Esta declaração mencionou diretamente Medvedchuk e colocou então em cima da mesa esta hipótese. E o Governo britânico já percebeu, já falou sobre o assunto e já está a fazer as devidas movimentações. Um porta-voz do primeiro-ministro do Reino Unido disse, aliás, esta sexta-feira que condenar à morte os dois soldados britânicos não passa de uma “farsa”. “Não há absolutamente nenhuma justificação para a violação da proteção a que eles têm direito.”
Britânicos capturados pelos russos condenados à morte em Donetsk
Boris terá dado também ordens aos seus ministros para que sejam feitos todos os esforços e tudo o que está ao seu alcance para livrar os dois soldados da pena de morte.
Seguindo a lógica da libertação dos dois britânicos, Liz Truss, ministra britânica dos Negócios Estrangeiros, falou com o seu homólogo ucraniano, Dmytro Kuleba, para tentar encontrar uma solução.
Liz Truss não só sublinhou que não existe legitimidade para o julgamento, uma vez que teve lugar no tribunal dos separatistas pró-russos de Donetsk, como referiu ainda que os dois homens são “prisioneiros de guerra” e não mercenários, como definiu Moscovo. “O julgamento contra eles é uma violação flagrante da Convenção de Genebra”, escreveu a ministra no Twitter.
Spoke with Ukrainian FM @DmytroKuleba to discuss efforts to secure the release of prisoners of war held by Russian proxies. The judgement against them is an egregious breach of the Geneva convention.
The UK continues to back Ukraine against Putin’s barbaric invasion. pic.twitter.com/DyKZAP4HA6
— Liz Truss (@trussliz) June 10, 2022
Além das conversas entre ministros, a Ucrânia reagiu assim que o soldado britânico apareceu na televisão russa a pedir ajuda ao Governo britânico e a falar sobre o oligarca russo. No mesmo dia, e em jeito de resposta, os serviços secretos da Ucrânia divulgaram um vídeo que mostrava Medvedchuk a pedir a Putin que permitisse a troca de soldados e civis da cidade portuária de Mariupol.

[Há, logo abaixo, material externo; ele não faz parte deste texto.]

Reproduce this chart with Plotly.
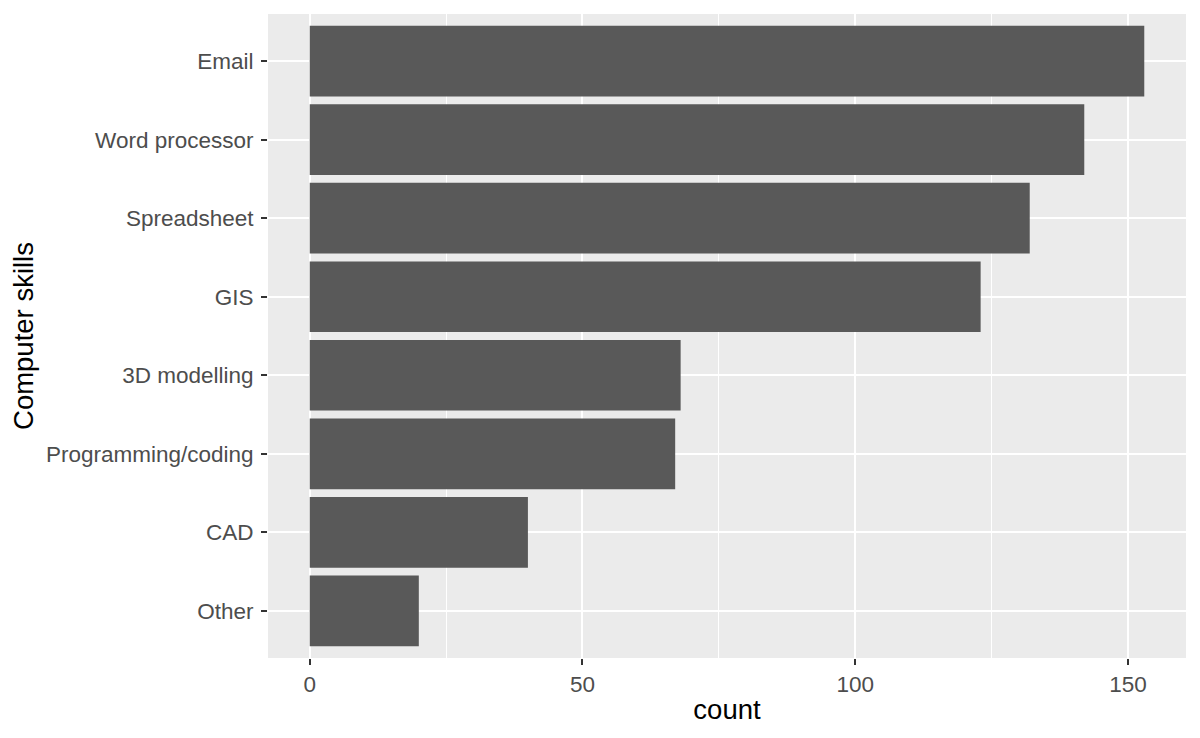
import plotly.graph_objects as go

skills = ["Email", "Word processor", "Spreadsheet", "GIS", "3D modelling",
          "Programming/coding", "CAD", "Other"]
counts = [153, 142, 132, 123, 68, 67, 40, 20]
x_ticks = [0, 50, 100, 150]

# plotly category axes go bottom->top, so reverse
fig = go.Figure(go.Bar(
    x=counts[::-1], y=skills[::-1], orientation="h",
    marker=dict(color="#595959", line=dict(width=0)),
    width=0.9,
))

font = "Liberation Sans, Arial, sans-serif"
# page body has an 8px margin, so offset the plot area accordingly
fig.update_layout(
    width=1200, height=738,
    margin=dict(l=260, r=22, t=6, b=88),
    paper_bgcolor="white", plot_bgcolor="#EBEBEB",
    font=dict(family=font, color="#4D4D4D", size=22.5),
    showlegend=False,
    bargap=0.1,
)
fig.update_xaxes(
    range=[-7.65, 160.65], tickvals=x_ticks,
    showgrid=True, gridcolor="white", gridwidth=2.2,
    minor=dict(dtick=25, tick0=0, showgrid=True, gridcolor="white", gridwidth=1.1),
    zeroline=False, showline=False,
    ticks="outside", ticklen=6, tickwidth=2, tickcolor="#333333",
    tickfont=dict(size=22.5, color="#4D4D4D"),
    ticklabelstandoff=0,
    title=dict(text="count", font=dict(size=27.5, color="black"), standoff=3),
    automargin=False,
)
fig.update_yaxes(
    range=[-0.6, 7.6],
    showgrid=True, gridcolor="white", gridwidth=2.2,
    zeroline=False, showline=False,
    ticks="outside", ticklen=6, tickwidth=2, tickcolor="#333333",
    tickfont=dict(size=22.5, color="#4D4D4D"),
    ticklabelstandoff=3,
    title=dict(text="Computer skills", font=dict(size=27.5, color="black"), standoff=8),
    automargin=False,
)
fig.write_html("out.html")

Apesar de não terem sido autorizados a falar, os dois britânicos ainda podem pedir perdão. De acordo com um dos seus advogados, Pavel Kosovam, existe uma enorme probabilidade de isso acontecer, o que poderá levar, de facto, a uma troca de prisioneiros. Os condenados ainda têm um mês para recorrer da decisão.
ONU fala em “crime de guerra” e Rússia afasta responsabilidades
O caso não passou despercebido à Organização das Nações Unidas (ONU) e o Alto Comissariado para os Direitos Humanos defendeu mesmo que a condenação à morte de combatentes estrangeiros constitui um “crime de guerra”. E alertou para o não cumprimento do sistema judicial “dessas autoproclamadas repúblicas”, não cumprindo as garantias de um julgamento delineado pela justiça.
Condenações à morte de combatentes estrangeiros na Ucrânia são “crime de guerra”, diz ONU
Numa conferência de imprensa em Genebra, Ravina Shamdasani, porta-voz do Alto Comissariado, referiu que “todos estes homens fazem parte das forças armadas ucranianas. Neste caso, não deveriam ser considerados mercenários“.
Além da ONU, Ucrânia e, claro, Reino Unido terem já anunciado uma reação à condenação dos dois britânicos, também a Alemanha criticou a posição da Rússia. A pena de morte mostra o “completo desrespeito da Rússia pelos princípios básicos do direito internacional humanitário”, disse um dos porta-voz do governo alemão.
No entanto, mesmo perante as críticas de países europeus, a Rússia não reconhece qualquer ilegitimidade em relação aos contornos do julgamento dos soldados estrangeiros em Donetsk e afastou responsabilidades no processo. As poucas palavras vieram de Sergei Lavrov, ministro dos Negócios Estrangeiros russo: “Prefiro não impedir o funcionamento do sistema judicial e das autoridades da República Popular de Donetsk.”